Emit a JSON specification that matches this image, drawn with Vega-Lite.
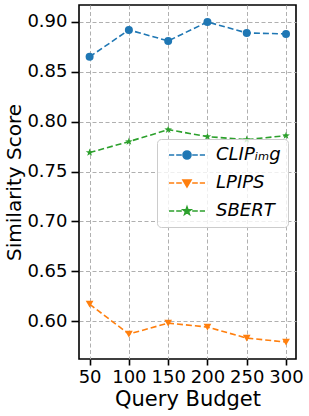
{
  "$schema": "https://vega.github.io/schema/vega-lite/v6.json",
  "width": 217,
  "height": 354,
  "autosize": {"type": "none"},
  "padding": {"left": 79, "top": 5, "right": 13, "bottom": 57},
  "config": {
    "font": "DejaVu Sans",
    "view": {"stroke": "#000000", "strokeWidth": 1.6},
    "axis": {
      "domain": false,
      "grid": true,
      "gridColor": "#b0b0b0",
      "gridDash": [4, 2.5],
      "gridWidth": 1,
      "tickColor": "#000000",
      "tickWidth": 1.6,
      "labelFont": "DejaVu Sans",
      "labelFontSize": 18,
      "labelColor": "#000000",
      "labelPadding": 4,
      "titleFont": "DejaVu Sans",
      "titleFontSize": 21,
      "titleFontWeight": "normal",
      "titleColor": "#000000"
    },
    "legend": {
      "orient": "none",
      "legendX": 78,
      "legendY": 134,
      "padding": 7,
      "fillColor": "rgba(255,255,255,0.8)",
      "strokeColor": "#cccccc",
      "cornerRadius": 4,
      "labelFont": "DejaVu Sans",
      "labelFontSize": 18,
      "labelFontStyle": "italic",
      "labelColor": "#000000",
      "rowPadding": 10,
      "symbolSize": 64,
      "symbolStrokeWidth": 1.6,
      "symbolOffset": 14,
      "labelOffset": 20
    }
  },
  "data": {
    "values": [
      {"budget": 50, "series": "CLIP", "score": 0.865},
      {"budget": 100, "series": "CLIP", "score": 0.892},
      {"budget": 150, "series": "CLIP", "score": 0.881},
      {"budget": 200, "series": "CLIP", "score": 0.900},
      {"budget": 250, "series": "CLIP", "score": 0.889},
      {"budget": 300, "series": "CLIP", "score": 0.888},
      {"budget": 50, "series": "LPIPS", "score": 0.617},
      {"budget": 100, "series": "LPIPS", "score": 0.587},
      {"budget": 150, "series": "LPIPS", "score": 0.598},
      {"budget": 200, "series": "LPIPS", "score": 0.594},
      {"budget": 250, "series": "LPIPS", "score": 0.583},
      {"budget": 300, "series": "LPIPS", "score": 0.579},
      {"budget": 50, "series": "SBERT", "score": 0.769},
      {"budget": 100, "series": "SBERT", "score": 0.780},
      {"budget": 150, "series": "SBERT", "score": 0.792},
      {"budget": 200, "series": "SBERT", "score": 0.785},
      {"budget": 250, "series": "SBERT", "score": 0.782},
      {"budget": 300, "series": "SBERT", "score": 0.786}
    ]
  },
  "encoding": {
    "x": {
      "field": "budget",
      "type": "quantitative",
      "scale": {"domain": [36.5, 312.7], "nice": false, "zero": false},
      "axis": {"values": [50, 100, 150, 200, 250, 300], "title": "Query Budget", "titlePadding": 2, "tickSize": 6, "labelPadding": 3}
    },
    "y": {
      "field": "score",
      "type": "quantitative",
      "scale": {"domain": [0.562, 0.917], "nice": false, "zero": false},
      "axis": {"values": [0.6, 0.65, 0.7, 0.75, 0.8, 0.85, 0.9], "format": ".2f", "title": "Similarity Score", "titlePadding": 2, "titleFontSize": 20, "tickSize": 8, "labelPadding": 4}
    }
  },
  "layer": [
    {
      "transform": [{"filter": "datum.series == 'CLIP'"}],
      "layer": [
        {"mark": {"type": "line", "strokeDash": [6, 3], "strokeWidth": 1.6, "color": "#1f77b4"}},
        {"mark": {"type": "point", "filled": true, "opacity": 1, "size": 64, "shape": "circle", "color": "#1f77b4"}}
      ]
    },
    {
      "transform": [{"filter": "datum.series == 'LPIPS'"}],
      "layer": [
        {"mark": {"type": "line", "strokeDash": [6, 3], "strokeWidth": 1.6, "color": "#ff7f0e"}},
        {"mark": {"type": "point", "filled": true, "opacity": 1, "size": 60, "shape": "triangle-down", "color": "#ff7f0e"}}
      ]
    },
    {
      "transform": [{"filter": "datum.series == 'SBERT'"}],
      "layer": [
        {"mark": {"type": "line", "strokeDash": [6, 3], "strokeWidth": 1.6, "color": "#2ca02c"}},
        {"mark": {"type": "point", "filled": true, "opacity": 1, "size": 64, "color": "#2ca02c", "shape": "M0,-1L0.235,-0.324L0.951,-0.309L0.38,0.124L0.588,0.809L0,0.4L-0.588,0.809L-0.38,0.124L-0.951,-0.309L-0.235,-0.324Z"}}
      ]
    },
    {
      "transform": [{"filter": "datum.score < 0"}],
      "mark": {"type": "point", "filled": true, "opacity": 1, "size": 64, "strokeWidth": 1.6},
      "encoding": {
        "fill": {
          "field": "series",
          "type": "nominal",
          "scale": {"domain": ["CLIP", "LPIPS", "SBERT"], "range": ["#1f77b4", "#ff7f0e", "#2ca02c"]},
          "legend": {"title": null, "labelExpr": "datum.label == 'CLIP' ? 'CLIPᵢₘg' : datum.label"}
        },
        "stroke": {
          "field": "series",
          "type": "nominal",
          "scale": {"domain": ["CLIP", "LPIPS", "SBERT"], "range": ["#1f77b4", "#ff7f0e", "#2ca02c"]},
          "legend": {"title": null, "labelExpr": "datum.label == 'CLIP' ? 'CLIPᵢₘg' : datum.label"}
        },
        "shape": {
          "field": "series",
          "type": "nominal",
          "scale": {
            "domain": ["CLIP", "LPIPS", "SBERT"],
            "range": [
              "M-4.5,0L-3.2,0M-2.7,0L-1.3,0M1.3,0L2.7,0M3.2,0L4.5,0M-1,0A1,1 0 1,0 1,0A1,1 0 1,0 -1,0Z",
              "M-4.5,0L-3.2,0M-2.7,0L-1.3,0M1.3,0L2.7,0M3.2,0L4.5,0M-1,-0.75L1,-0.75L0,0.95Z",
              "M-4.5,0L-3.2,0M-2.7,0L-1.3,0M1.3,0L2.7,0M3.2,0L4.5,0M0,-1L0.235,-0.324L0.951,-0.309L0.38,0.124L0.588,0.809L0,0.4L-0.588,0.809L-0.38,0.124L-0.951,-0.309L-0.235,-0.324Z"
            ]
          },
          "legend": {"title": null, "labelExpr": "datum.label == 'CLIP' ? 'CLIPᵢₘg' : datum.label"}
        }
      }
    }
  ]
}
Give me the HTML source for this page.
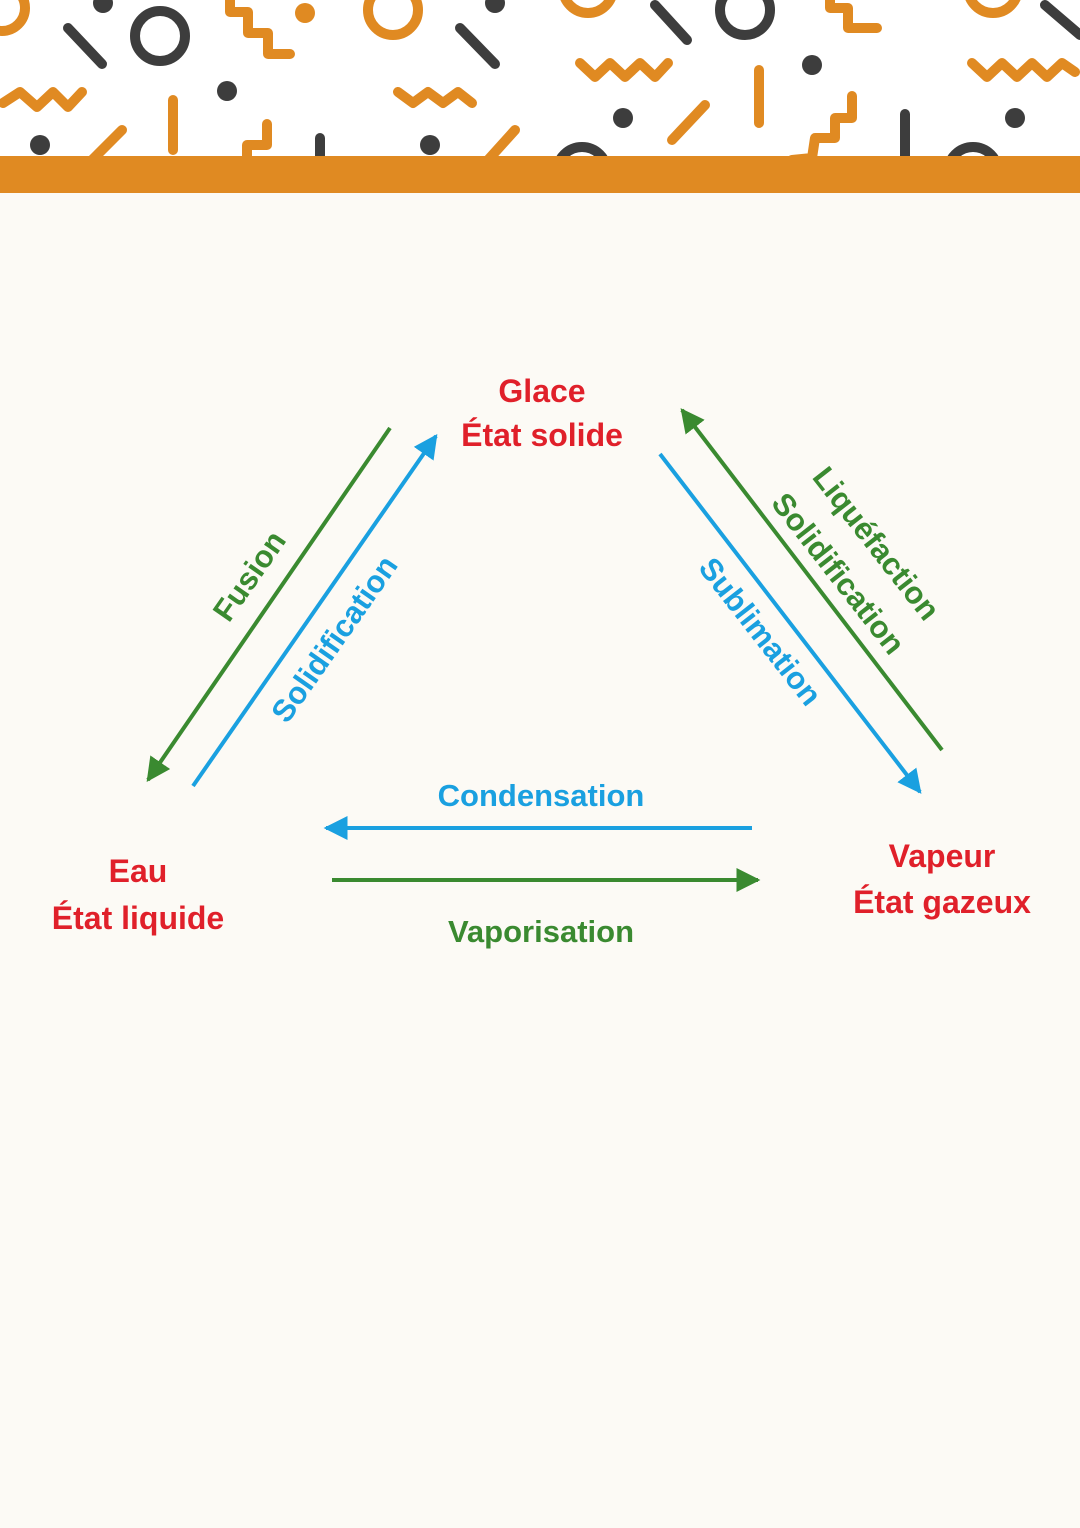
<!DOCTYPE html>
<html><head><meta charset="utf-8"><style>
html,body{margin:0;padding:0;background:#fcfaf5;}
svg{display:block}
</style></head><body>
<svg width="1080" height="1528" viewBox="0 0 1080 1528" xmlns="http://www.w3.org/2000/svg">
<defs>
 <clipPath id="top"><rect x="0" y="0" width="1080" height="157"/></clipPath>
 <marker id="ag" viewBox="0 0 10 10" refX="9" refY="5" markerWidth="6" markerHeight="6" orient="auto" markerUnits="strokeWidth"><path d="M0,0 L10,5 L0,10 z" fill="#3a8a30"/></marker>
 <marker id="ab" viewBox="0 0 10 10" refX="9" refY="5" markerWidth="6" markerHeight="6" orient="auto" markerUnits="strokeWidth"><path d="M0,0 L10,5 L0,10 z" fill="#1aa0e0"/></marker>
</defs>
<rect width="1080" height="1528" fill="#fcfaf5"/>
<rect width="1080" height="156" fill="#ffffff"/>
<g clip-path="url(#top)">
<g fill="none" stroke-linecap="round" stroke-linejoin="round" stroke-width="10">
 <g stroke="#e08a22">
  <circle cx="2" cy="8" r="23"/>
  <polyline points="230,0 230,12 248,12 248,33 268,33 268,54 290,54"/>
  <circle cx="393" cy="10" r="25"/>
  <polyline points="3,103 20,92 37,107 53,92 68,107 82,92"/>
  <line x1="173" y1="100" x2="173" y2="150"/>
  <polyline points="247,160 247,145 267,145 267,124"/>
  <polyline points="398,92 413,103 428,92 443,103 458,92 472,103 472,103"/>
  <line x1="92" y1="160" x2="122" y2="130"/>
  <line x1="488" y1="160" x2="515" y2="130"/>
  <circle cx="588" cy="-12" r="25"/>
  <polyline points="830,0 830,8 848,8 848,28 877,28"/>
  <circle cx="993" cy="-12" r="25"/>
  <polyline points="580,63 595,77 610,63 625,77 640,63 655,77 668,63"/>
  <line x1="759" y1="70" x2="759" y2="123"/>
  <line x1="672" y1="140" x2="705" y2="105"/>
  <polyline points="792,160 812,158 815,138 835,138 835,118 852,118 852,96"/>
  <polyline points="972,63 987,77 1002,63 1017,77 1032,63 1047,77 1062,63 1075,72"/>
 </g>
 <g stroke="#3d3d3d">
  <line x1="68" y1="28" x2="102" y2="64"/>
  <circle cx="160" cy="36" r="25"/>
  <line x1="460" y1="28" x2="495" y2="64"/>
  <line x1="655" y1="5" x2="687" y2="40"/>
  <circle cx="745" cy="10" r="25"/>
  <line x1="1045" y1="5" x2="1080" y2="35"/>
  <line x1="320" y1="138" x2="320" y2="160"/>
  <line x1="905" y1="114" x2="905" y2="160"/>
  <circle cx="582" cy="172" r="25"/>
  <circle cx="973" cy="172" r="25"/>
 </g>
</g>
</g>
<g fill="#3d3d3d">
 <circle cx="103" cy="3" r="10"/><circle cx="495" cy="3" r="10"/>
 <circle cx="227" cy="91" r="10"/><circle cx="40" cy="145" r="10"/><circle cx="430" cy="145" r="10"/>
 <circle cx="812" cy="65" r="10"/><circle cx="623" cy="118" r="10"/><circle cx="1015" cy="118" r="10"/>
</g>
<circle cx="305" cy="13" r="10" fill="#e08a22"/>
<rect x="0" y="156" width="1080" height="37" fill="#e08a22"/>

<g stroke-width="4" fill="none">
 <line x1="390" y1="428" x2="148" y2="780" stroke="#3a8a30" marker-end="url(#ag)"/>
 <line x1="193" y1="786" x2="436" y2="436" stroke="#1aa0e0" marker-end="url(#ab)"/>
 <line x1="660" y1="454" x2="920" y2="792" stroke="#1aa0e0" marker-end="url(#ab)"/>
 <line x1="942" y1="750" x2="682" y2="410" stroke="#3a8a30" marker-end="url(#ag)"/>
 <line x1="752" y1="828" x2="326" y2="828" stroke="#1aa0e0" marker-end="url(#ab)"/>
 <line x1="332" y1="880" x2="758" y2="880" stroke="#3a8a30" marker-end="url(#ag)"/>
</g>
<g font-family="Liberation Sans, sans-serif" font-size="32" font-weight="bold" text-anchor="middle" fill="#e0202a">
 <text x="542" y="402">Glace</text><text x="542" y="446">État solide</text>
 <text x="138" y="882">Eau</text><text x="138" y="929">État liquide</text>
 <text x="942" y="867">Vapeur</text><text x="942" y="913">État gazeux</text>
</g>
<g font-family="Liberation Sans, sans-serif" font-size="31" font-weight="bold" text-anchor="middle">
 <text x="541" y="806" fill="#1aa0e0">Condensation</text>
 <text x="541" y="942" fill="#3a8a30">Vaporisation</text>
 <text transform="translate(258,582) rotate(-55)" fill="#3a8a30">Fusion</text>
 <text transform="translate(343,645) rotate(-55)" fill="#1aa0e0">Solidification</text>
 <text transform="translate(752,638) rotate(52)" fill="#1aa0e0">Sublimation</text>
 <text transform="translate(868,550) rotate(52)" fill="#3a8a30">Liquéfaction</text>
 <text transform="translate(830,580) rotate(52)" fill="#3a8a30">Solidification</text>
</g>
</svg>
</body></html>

● **WHAT THE TASK ASKS**
Identify every line above that includes the word "this", and show those lines.

● **THE RESPONSE**
Emit a JSON specification that matches this image, drawn with Vega-Lite.
Give me the HTML source for this page.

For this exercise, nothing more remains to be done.